● Given information:
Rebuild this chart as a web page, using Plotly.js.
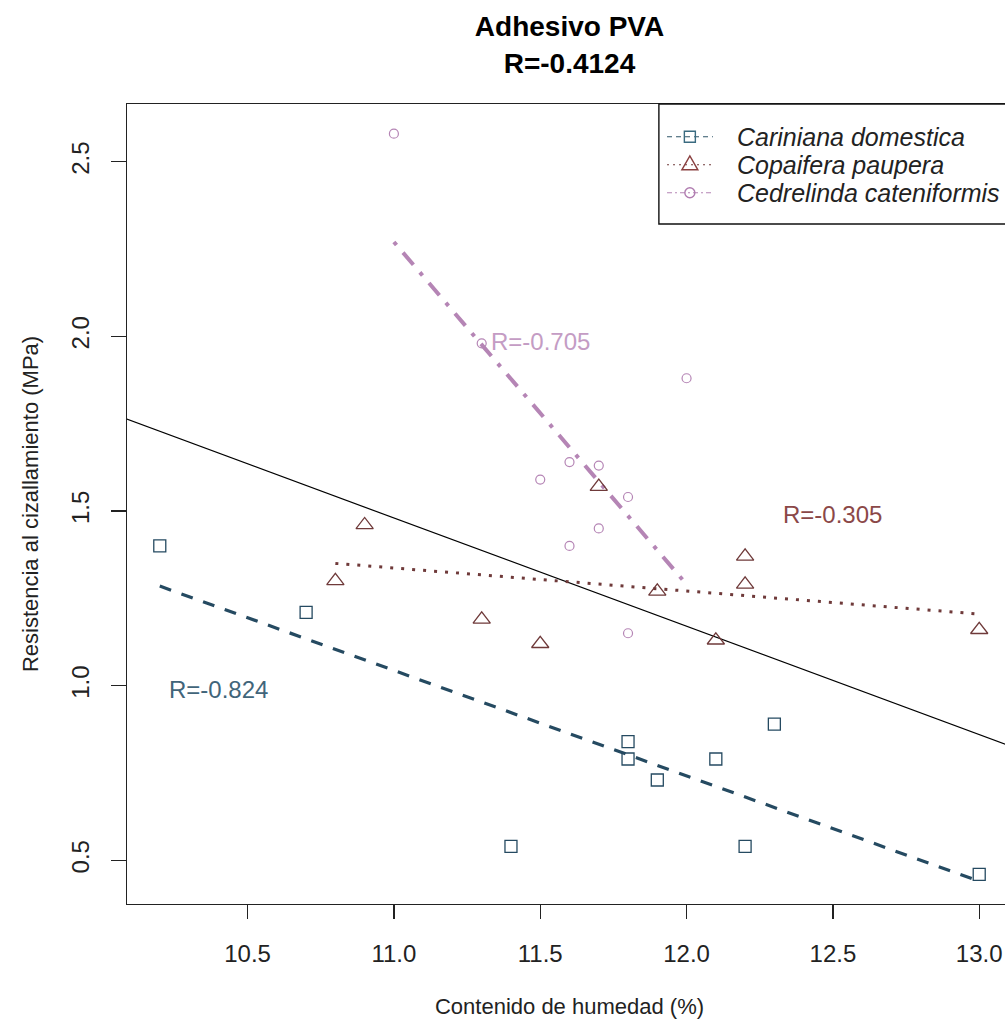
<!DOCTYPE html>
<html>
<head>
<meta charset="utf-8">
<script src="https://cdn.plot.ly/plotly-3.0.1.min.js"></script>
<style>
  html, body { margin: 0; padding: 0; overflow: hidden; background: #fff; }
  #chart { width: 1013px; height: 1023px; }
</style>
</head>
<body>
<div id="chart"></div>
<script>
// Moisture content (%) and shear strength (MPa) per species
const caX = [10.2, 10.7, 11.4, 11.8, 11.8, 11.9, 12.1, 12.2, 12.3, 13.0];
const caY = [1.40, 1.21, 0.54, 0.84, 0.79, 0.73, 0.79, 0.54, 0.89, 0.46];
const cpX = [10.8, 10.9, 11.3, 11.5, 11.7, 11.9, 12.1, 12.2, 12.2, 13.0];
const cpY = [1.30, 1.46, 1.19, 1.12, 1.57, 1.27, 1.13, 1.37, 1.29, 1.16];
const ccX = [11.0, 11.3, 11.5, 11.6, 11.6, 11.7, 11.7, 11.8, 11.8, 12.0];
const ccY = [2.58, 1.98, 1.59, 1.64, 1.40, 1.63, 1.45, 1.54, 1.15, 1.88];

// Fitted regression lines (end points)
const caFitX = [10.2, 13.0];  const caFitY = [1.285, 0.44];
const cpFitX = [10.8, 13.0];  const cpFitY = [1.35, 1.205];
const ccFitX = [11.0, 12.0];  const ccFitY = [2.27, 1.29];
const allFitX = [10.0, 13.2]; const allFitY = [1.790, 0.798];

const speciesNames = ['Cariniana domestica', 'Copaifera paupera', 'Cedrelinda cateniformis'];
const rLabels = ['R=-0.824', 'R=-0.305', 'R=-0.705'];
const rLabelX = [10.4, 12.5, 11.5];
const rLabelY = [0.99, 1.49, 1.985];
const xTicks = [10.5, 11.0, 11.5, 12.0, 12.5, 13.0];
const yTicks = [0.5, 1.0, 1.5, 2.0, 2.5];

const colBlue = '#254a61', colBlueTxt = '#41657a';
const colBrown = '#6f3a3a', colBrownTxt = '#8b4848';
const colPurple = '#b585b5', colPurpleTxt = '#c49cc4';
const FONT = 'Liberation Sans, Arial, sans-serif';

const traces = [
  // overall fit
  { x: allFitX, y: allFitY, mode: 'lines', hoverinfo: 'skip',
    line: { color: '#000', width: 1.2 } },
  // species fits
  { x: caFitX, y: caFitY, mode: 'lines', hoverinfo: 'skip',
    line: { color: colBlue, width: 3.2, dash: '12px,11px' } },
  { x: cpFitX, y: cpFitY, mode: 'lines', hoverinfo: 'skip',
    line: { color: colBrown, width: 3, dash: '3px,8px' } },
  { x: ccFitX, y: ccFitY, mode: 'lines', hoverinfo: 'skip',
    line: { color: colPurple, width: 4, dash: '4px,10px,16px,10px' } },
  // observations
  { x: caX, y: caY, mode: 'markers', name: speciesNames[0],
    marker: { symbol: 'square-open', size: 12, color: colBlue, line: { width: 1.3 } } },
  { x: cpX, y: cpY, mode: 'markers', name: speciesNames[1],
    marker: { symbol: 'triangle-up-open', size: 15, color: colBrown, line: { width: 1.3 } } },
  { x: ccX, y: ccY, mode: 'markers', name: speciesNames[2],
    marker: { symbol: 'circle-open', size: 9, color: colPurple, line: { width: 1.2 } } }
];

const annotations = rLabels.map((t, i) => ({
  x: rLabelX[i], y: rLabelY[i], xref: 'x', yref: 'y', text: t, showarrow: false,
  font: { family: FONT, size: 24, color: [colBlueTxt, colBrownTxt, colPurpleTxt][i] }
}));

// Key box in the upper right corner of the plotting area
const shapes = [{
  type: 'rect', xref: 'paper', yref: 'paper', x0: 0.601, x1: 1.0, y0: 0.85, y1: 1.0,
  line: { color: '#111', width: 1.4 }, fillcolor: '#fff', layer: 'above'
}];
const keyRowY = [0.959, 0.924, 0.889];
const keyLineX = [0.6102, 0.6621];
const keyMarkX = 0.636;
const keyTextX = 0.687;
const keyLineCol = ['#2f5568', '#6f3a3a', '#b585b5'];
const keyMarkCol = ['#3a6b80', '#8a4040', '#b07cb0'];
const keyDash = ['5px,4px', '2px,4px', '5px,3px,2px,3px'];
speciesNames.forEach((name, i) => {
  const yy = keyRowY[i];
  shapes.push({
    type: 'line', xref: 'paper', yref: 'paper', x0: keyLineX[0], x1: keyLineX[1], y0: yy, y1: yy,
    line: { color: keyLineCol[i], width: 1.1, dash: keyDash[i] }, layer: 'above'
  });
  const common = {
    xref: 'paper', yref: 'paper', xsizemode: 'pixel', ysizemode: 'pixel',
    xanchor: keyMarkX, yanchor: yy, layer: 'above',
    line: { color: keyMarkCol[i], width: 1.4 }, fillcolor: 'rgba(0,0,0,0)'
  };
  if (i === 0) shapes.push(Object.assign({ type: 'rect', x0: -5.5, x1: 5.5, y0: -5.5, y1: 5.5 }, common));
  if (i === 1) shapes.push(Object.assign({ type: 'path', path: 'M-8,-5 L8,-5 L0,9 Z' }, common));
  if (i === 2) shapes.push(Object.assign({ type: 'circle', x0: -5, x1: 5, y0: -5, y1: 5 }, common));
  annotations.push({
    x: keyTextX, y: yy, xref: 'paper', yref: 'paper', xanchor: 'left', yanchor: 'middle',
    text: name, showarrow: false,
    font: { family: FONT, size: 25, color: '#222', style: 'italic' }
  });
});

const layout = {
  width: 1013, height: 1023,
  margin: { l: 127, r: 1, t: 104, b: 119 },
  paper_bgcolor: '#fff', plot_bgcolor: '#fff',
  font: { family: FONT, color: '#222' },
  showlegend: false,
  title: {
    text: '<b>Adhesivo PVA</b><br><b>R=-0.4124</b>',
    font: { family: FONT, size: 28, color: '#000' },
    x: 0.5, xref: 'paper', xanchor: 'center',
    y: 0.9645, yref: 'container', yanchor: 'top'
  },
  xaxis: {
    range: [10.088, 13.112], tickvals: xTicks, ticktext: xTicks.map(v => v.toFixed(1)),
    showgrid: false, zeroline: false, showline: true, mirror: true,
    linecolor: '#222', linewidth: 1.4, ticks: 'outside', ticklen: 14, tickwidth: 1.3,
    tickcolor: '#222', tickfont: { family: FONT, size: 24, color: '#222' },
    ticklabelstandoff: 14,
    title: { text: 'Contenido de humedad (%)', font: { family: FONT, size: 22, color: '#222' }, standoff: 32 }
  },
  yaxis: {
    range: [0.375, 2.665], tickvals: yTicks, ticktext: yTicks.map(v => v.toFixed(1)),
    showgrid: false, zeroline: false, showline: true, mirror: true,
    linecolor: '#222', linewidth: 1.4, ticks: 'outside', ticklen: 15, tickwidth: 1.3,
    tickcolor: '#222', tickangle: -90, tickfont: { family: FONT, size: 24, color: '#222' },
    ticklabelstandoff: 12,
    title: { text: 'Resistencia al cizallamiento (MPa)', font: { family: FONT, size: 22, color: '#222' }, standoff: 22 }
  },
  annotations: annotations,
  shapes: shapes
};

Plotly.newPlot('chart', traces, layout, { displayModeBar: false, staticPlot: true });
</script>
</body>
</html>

● Work instructions: Every line of text is to be repeated exactly; pictures are left out.

● Answer:
Rebuild this chart as a web page, using Plotly.js.
<!DOCTYPE html>
<html>
<head>
<meta charset="utf-8">
<script src="https://cdn.plot.ly/plotly-3.0.1.min.js"></script>
<style>
  html, body { margin: 0; padding: 0; overflow: hidden; background: #fff; }
  #chart { width: 1013px; height: 1023px; }
</style>
</head>
<body>
<div id="chart"></div>
<script>
// Moisture content (%) and shear strength (MPa) per species
const caX = [10.2, 10.7, 11.4, 11.8, 11.8, 11.9, 12.1, 12.2, 12.3, 13.0];
const caY = [1.40, 1.21, 0.54, 0.84, 0.79, 0.73, 0.79, 0.54, 0.89, 0.46];
const cpX = [10.8, 10.9, 11.3, 11.5, 11.7, 11.9, 12.1, 12.2, 12.2, 13.0];
const cpY = [1.30, 1.46, 1.19, 1.12, 1.57, 1.27, 1.13, 1.37, 1.29, 1.16];
const ccX = [11.0, 11.3, 11.5, 11.6, 11.6, 11.7, 11.7, 11.8, 11.8, 12.0];
const ccY = [2.58, 1.98, 1.59, 1.64, 1.40, 1.63, 1.45, 1.54, 1.15, 1.88];

// Fitted regression lines (end points)
const caFitX = [10.2, 13.0];  const caFitY = [1.285, 0.44];
const cpFitX = [10.8, 13.0];  const cpFitY = [1.35, 1.205];
const ccFitX = [11.0, 12.0];  const ccFitY = [2.27, 1.29];
const allFitX = [10.0, 13.2]; const allFitY = [1.790, 0.798];

const speciesNames = ['Cariniana domestica', 'Copaifera paupera', 'Cedrelinda cateniformis'];
const rLabels = ['R=-0.824', 'R=-0.305', 'R=-0.705'];
const rLabelX = [10.4, 12.5, 11.5];
const rLabelY = [0.99, 1.49, 1.985];
const xTicks = [10.5, 11.0, 11.5, 12.0, 12.5, 13.0];
const yTicks = [0.5, 1.0, 1.5, 2.0, 2.5];

const colBlue = '#254a61', colBlueTxt = '#41657a';
const colBrown = '#6f3a3a', colBrownTxt = '#8b4848';
const colPurple = '#b585b5', colPurpleTxt = '#c49cc4';
const FONT = 'Liberation Sans, Arial, sans-serif';

const traces = [
  // overall fit
  { x: allFitX, y: allFitY, mode: 'lines', hoverinfo: 'skip',
    line: { color: '#000', width: 1.2 } },
  // species fits
  { x: caFitX, y: caFitY, mode: 'lines', hoverinfo: 'skip',
    line: { color: colBlue, width: 3.2, dash: '12px,11px' } },
  { x: cpFitX, y: cpFitY, mode: 'lines', hoverinfo: 'skip',
    line: { color: colBrown, width: 3, dash: '3px,8px' } },
  { x: ccFitX, y: ccFitY, mode: 'lines', hoverinfo: 'skip',
    line: { color: colPurple, width: 4, dash: '4px,10px,16px,10px' } },
  // observations
  { x: caX, y: caY, mode: 'markers', name: speciesNames[0],
    marker: { symbol: 'square-open', size: 12, color: colBlue, line: { width: 1.3 } } },
  { x: cpX, y: cpY, mode: 'markers', name: speciesNames[1],
    marker: { symbol: 'triangle-up-open', size: 15, color: colBrown, line: { width: 1.3 } } },
  { x: ccX, y: ccY, mode: 'markers', name: speciesNames[2],
    marker: { symbol: 'circle-open', size: 9, color: colPurple, line: { width: 1.2 } } }
];

const annotations = rLabels.map((t, i) => ({
  x: rLabelX[i], y: rLabelY[i], xref: 'x', yref: 'y', text: t, showarrow: false,
  font: { family: FONT, size: 24, color: [colBlueTxt, colBrownTxt, colPurpleTxt][i] }
}));

// Key box in the upper right corner of the plotting area
const shapes = [{
  type: 'rect', xref: 'paper', yref: 'paper', x0: 0.601, x1: 1.0, y0: 0.85, y1: 1.0,
  line: { color: '#111', width: 1.4 }, fillcolor: '#fff', layer: 'above'
}];
const keyRowY = [0.959, 0.924, 0.889];
const keyLineX = [0.6102, 0.6621];
const keyMarkX = 0.636;
const keyTextX = 0.687;
const keyLineCol = ['#2f5568', '#6f3a3a', '#b585b5'];
const keyMarkCol = ['#3a6b80', '#8a4040', '#b07cb0'];
const keyDash = ['5px,4px', '2px,4px', '5px,3px,2px,3px'];
speciesNames.forEach((name, i) => {
  const yy = keyRowY[i];
  shapes.push({
    type: 'line', xref: 'paper', yref: 'paper', x0: keyLineX[0], x1: keyLineX[1], y0: yy, y1: yy,
    line: { color: keyLineCol[i], width: 1.1, dash: keyDash[i] }, layer: 'above'
  });
  const common = {
    xref: 'paper', yref: 'paper', xsizemode: 'pixel', ysizemode: 'pixel',
    xanchor: keyMarkX, yanchor: yy, layer: 'above',
    line: { color: keyMarkCol[i], width: 1.4 }, fillcolor: 'rgba(0,0,0,0)'
  };
  if (i === 0) shapes.push(Object.assign({ type: 'rect', x0: -5.5, x1: 5.5, y0: -5.5, y1: 5.5 }, common));
  if (i === 1) shapes.push(Object.assign({ type: 'path', path: 'M-8,-5 L8,-5 L0,9 Z' }, common));
  if (i === 2) shapes.push(Object.assign({ type: 'circle', x0: -5, x1: 5, y0: -5, y1: 5 }, common));
  annotations.push({
    x: keyTextX, y: yy, xref: 'paper', yref: 'paper', xanchor: 'left', yanchor: 'middle',
    text: name, showarrow: false,
    font: { family: FONT, size: 25, color: '#222', style: 'italic' }
  });
});

const layout = {
  width: 1013, height: 1023,
  margin: { l: 127, r: 1, t: 104, b: 119 },
  paper_bgcolor: '#fff', plot_bgcolor: '#fff',
  font: { family: FONT, color: '#222' },
  showlegend: false,
  title: {
    text: '<b>Adhesivo PVA</b><br><b>R=-0.4124</b>',
    font: { family: FONT, size: 28, color: '#000' },
    x: 0.5, xref: 'paper', xanchor: 'center',
    y: 0.9645, yref: 'container', yanchor: 'top'
  },
  xaxis: {
    range: [10.088, 13.112], tickvals: xTicks, ticktext: xTicks.map(v => v.toFixed(1)),
    showgrid: false, zeroline: false, showline: true, mirror: true,
    linecolor: '#222', linewidth: 1.4, ticks: 'outside', ticklen: 14, tickwidth: 1.3,
    tickcolor: '#222', tickfont: { family: FONT, size: 24, color: '#222' },
    ticklabelstandoff: 14,
    title: { text: 'Contenido de humedad (%)', font: { family: FONT, size: 22, color: '#222' }, standoff: 32 }
  },
  yaxis: {
    range: [0.375, 2.665], tickvals: yTicks, ticktext: yTicks.map(v => v.toFixed(1)),
    showgrid: false, zeroline: false, showline: true, mirror: true,
    linecolor: '#222', linewidth: 1.4, ticks: 'outside', ticklen: 15, tickwidth: 1.3,
    tickcolor: '#222', tickangle: -90, tickfont: { family: FONT, size: 24, color: '#222' },
    ticklabelstandoff: 12,
    title: { text: 'Resistencia al cizallamiento (MPa)', font: { family: FONT, size: 22, color: '#222' }, standoff: 22 }
  },
  annotations: annotations,
  shapes: shapes
};

Plotly.newPlot('chart', traces, layout, { displayModeBar: false, staticPlot: true });
</script>
</body>
</html>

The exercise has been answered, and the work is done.